The findings were obtained jointly by the Key Laboratory for Particle Astrophysics at the Institute of High Energy Physics (IHEP) of the Chinese Academy of Sciences and the Institute for Astronomy and Astrophysics, Kepler Center for Astro and Particle Physics, University of Tübingen (IAAT).

The new detection beats the previous record, also measured by Insight back in 2020, estimated at 1 billion Tesla. The detection of the field around the also provides further evidence that the magnetic fields near the surface of neutron stars are highly complex, including multipole and dipole fields.

For comparison, the Earth's magnetic field, which crucially shields life on the planet from the harmful solar wind, is just 0.0000305 Tesla.

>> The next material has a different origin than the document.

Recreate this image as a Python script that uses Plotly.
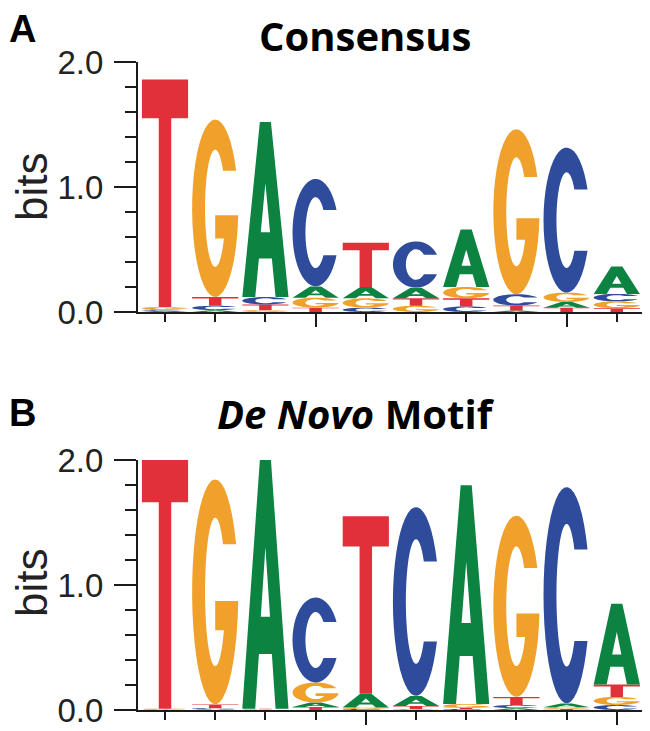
import math
import plotly.graph_objects as go

# ---------------- data (information content in bits, per position) ----------------
positions = [1, 2, 3, 4, 5, 6, 7, 8, 9, 10]

cons_A = [0.01, 0.015, 1.40, 0.09, 0.09, 0.085, 0.46, 0.012, 0.045, 0.22]
cons_C = [0.01, 0.035, 0.06, 0.86, 0.035, 0.37, 0.045, 0.09, 1.16, 0.06]
cons_G = [0.02, 1.42, 0.015, 0.08, 0.075, 0.05, 0.09, 1.32, 0.075, 0.055]
cons_T = [1.82, 0.07, 0.045, 0.035, 0.355, 0.06, 0.065, 0.04, 0.035, 0.03]

novo_A = [0.003, 0.005, 1.99, 0.035, 0.11, 0.08, 1.75, 0.015, 0.03, 0.645]
novo_C = [0.003, 0.01, 0.003, 0.68, 0.008, 1.51, 0.008, 0.025, 1.73, 0.04]
novo_G = [0.004, 1.80, 0.003, 0.16, 0.012, 0.008, 0.03, 1.45, 0.015, 0.065]
novo_T = [1.99, 0.03, 0.004, 0.025, 1.42, 0.025, 0.01, 0.065, 0.008, 0.10]

y_tick_vals = [0, 1, 2]
panel_titles = ["<b>Consensus</b>", "<b><i>De Novo</i> Motif</b>"]
panel_labels = ["<b>A</b>", "<b>B</b>"]

COLORS = {"A": "#0C8341", "C": "#2E4B9C", "G": "#F0A12C", "T": "#E1303A"}

# ---------------- glyph outlines in a unit box ----------------
def arc(cx, cy, rx, ry, a0, a1, n=40):
    pts = []
    for i in range(n + 1):
        a = math.radians(a0 + (a1 - a0) * i / n)
        pts.append((cx + rx * math.cos(a), cy + ry * math.sin(a)))
    return pts

RXO, RYO, RXI, RYI = 0.5, 0.5, 0.22, 0.33
TERM = 25.0
_yc = 0.5 + RYO * math.sin(math.radians(TERM))
TERM_IN = math.degrees(math.asin((_yc - 0.5) / RYI))

def glyph_C():
    outer = arc(0.5, 0.5, RXO, RYO, TERM, 360 - TERM)
    inner = arc(0.5, 0.5, RXI, RYI, 360 - TERM_IN, TERM_IN)
    return [outer + inner]

def glyph_G():
    bar_top, bar_bot, bar_left = 0.46, 0.33, 0.50
    a_end = 360 + math.degrees(math.asin((bar_top - 0.5) / RYO))
    outer = arc(0.5, 0.5, RXO, RYO, TERM, a_end)
    b_start = 360 + math.degrees(math.asin((bar_bot - 0.5) / RYI))
    inner_start_u = 0.5 + RXI * math.cos(math.radians(b_start))
    bar = [(bar_left, bar_top), (bar_left, bar_bot), (inner_start_u, bar_bot)]
    inner = arc(0.5, 0.5, RXI, RYI, b_start, TERM_IN, 60)
    return [outer + bar + inner]

def glyph_A():
    outer = [(0, 0), (0.38, 1), (0.62, 1), (1, 0), (0.72, 0), (0.64, 0.22),
             (0.36, 0.22), (0.28, 0)]
    hole = [(0.40, 0.37), (0.60, 0.37), (0.5, 0.65)]
    return [outer, hole]

def glyph_T():
    return [[(0, 1), (1, 1), (1, 0.83), (0.635, 0.83), (0.635, 0),
             (0.365, 0), (0.365, 0.83), (0, 0.83)]]

GLYPHS = {"A": glyph_A(), "C": glyph_C(), "G": glyph_G(), "T": glyph_T()}
LETTER_W = 0.92

def letter_path(letter, xc, y0, h):
    parts = []
    for poly in GLYPHS[letter]:
        coords = [(xc - LETTER_W / 2 + LETTER_W * u, y0 + h * v) for u, v in poly]
        s = "M " + " L ".join(f"{x:.5f},{y:.5f}" for x, y in coords) + " Z"
        parts.append(s)
    return " ".join(parts)

# ---------------- figure ----------------
# The page body has an 8px margin, so the figure is sized to fit the window exactly
OFF = 8
W, H = 650 - OFF, 731 - OFF

def fx(p):  # page pixel -> paper x
    return (p - OFF) / W

def fy(p):  # page pixel -> paper y
    return 1 - (p - OFF) / H

fig = go.Figure()
shapes = []

panels = [
    ({"A": cons_A, "C": cons_C, "G": cons_G, "T": cons_T}, "x", "y", 62, 312, 4),
    ({"A": novo_A, "C": novo_C, "G": novo_G, "T": novo_T}, "x2", "y2", 460, 710, 5),
]

x_left_px, x_right_px = 138, 645
px_per_unit = 50.2
x_lo = 1 - (165 - x_left_px) / px_per_unit
x_hi = x_lo + (x_right_px - x_left_px) / px_per_unit
layout_axes = {}
for k, (data, xr, yr, ytop_px, ybot_px, major0) in enumerate(panels):
    for i, p in enumerate(positions):
        stack = sorted(((data[L][i], L) for L in "ACGT"), key=lambda t: t[0])
        base = 0.0
        for h, L in stack:
            shapes.append(dict(type="path", xref=xr, yref=yr,
                               path=letter_path(L, p, base, h),
                               fillcolor=COLORS[L], line=dict(width=0),
                               fillrule="evenodd", layer="above"))
            base += h
    fig.add_trace(go.Scatter(x=positions, y=[0] * len(positions), xaxis=xr, yaxis=yr,
                             mode="markers", marker=dict(opacity=0), hoverinfo="skip",
                             showlegend=False))
    sfx = "" if k == 0 else "2"
    layout_axes["xaxis" + sfx] = dict(
        domain=[fx(x_left_px), fx(x_right_px)], range=[x_lo, x_hi],
        anchor="y" + sfx, automargin=False, showgrid=False, zeroline=False, showline=True,
        linewidth=2, linecolor="#1a1a1a", ticks="outside", tickmode="linear",
        tick0=major0, dtick=5, ticklen=13, tickwidth=2, tickcolor="#1a1a1a",
        showticklabels=False,
        minor=dict(ticks="outside", dtick=1, ticklen=8, tickwidth=2,
                   tickcolor="#1a1a1a", showgrid=False),
        fixedrange=True)
    layout_axes["yaxis" + sfx] = dict(
        domain=[fy(ybot_px), fy(ytop_px)], range=[0, 2],
        anchor="x" + sfx, automargin=False, showgrid=False, zeroline=False, showline=True,
        linewidth=2, linecolor="#1a1a1a", ticks="outside", tickmode="array",
        tickvals=y_tick_vals, ticktext=[f"{v:.1f}" for v in y_tick_vals],
        ticklen=22, tickwidth=2, tickcolor="#1a1a1a", ticklabelstandoff=4,
        tickfont=dict(family="Liberation Sans, Arial, sans-serif", size=33, color="#222"),
        minor=dict(ticks="outside", tickvals=[0.2 * j for j in range(11)], ticklen=11,
                   tickwidth=2, tickcolor="#1a1a1a", showgrid=False),
        fixedrange=True)

annotations = []
title_y = [36, 413]
label_y = [29, 413]
bits_y = [187, 583]
title_x = [365, 356]
for k in range(2):
    annotations.append(dict(text=panel_titles[k], x=fx(title_x[k]), y=fy(title_y[k]),
                            xref="paper", yref="paper", showarrow=False,
                            xanchor="center", yanchor="middle",
                            font=dict(family="Open Sans, sans-serif", size=40, color="#000")))
    annotations.append(dict(text=panel_labels[k], x=0, y=fy(label_y[k]),
                            xref="paper", yref="paper", showarrow=False,
                            xanchor="left", yanchor="middle", borderpad=0,
                            font=dict(family="Liberation Sans, Arial, sans-serif", size=38, color="#000")))
    annotations.append(dict(text="bits", x=fx(31), y=fy(bits_y[k]),
                            xref="paper", yref="paper", showarrow=False, textangle=-90,
                            xanchor="center", yanchor="middle",
                            font=dict(family="Liberation Sans, Arial, sans-serif", size=44, color="#222")))

fig.update_layout(width=W, height=H, margin=dict(l=0, r=0, t=0, b=0, autoexpand=False),
                  paper_bgcolor="white", plot_bgcolor="white",
                  shapes=shapes, annotations=annotations, showlegend=False,
                  **layout_axes)

fig.write_html("out.html")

Neutron stars form when massive stars run out of fuel and collapse, with the tremendous forces crushing the remaining material so much that even protons and electrons fuse to form neutrons. These balls of neutrons, sometimes spinning hundreds of times per second, can have immensely strong magnetic fields. And a few have fields thousands of times greater than the average neutron star, making them magnetars. 

If you got within around 1,000 kilometers of one of these, the field would so greatly disturb your molecular structure that you would dissolve.

The paper was published on June 28 in Astrophysical Journal Letters.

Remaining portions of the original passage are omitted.